- TASK PROMPT:
Gather, from the listing beneath this task, every line holding the string "chart".
##### EXERCISE INPUT
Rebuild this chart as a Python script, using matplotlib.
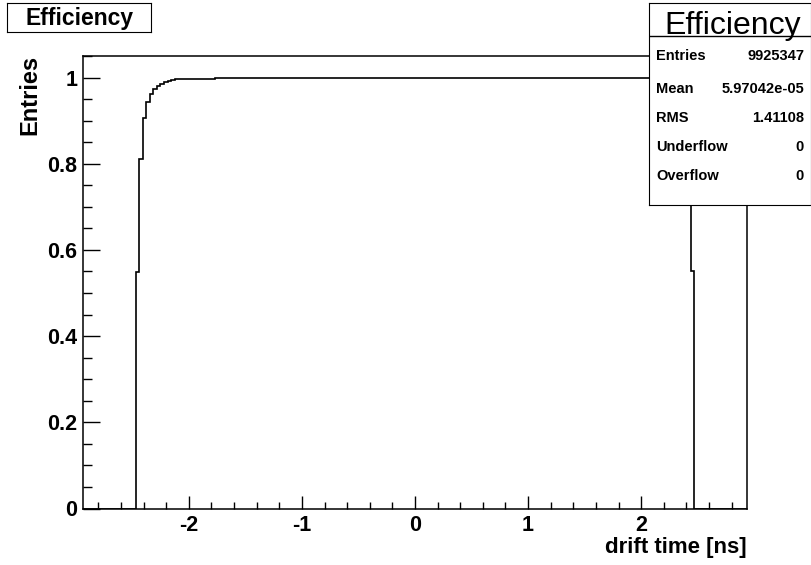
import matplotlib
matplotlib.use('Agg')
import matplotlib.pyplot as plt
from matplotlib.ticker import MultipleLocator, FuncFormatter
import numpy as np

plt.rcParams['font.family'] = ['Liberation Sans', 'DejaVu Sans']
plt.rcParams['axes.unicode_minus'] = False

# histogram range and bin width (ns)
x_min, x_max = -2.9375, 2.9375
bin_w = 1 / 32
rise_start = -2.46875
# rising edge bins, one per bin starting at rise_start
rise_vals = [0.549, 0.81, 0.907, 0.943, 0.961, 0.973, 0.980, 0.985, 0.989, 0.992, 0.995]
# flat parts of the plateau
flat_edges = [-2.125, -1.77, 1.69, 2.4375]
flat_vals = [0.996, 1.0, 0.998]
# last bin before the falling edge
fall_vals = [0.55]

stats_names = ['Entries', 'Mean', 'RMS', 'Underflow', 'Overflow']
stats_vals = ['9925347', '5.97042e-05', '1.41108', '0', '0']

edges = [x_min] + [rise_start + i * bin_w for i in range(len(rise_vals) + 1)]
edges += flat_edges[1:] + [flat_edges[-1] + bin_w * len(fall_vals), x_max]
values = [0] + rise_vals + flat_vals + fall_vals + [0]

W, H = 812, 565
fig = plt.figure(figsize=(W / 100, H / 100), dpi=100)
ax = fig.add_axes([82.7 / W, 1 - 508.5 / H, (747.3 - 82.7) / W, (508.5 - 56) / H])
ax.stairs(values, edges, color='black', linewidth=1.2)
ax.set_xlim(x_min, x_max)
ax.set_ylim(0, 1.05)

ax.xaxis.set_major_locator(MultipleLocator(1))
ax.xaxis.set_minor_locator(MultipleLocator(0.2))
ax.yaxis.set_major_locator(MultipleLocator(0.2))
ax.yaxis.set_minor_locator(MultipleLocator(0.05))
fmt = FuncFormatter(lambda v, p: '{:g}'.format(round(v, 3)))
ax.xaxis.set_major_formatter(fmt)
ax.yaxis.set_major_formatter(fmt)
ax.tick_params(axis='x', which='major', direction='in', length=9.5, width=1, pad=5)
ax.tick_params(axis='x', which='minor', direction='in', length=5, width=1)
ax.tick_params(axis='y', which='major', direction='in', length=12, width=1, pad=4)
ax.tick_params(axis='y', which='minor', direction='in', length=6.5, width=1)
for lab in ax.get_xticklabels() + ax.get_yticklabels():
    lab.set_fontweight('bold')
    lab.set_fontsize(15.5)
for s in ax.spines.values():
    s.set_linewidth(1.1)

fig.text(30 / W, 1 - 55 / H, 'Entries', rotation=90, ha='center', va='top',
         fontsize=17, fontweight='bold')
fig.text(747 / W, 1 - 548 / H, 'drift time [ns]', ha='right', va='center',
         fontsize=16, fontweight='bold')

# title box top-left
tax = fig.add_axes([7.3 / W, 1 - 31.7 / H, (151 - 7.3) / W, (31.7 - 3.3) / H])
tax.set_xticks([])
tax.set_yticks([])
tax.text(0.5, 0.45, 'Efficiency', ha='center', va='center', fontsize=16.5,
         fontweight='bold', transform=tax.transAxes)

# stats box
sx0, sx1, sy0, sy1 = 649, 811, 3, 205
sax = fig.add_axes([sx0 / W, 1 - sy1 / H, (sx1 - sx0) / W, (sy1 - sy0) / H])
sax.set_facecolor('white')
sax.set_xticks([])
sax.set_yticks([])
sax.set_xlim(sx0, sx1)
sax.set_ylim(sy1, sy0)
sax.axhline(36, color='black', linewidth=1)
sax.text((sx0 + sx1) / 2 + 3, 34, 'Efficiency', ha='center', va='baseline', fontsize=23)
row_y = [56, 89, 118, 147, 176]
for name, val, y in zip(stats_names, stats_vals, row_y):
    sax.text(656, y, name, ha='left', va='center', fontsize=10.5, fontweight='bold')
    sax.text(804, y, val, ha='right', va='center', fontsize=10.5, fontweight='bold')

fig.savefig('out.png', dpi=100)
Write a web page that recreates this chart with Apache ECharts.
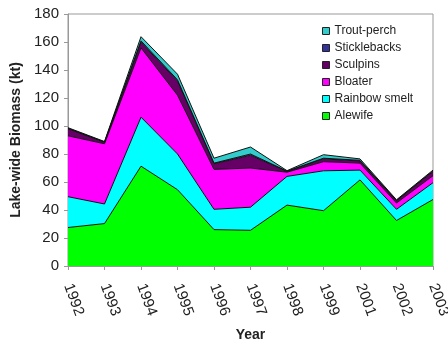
##########
- COMPLETED TASK:
Rebuild this chart as a Python script, using matplotlib.
Write a web page that recreates this chart with Apache ECharts.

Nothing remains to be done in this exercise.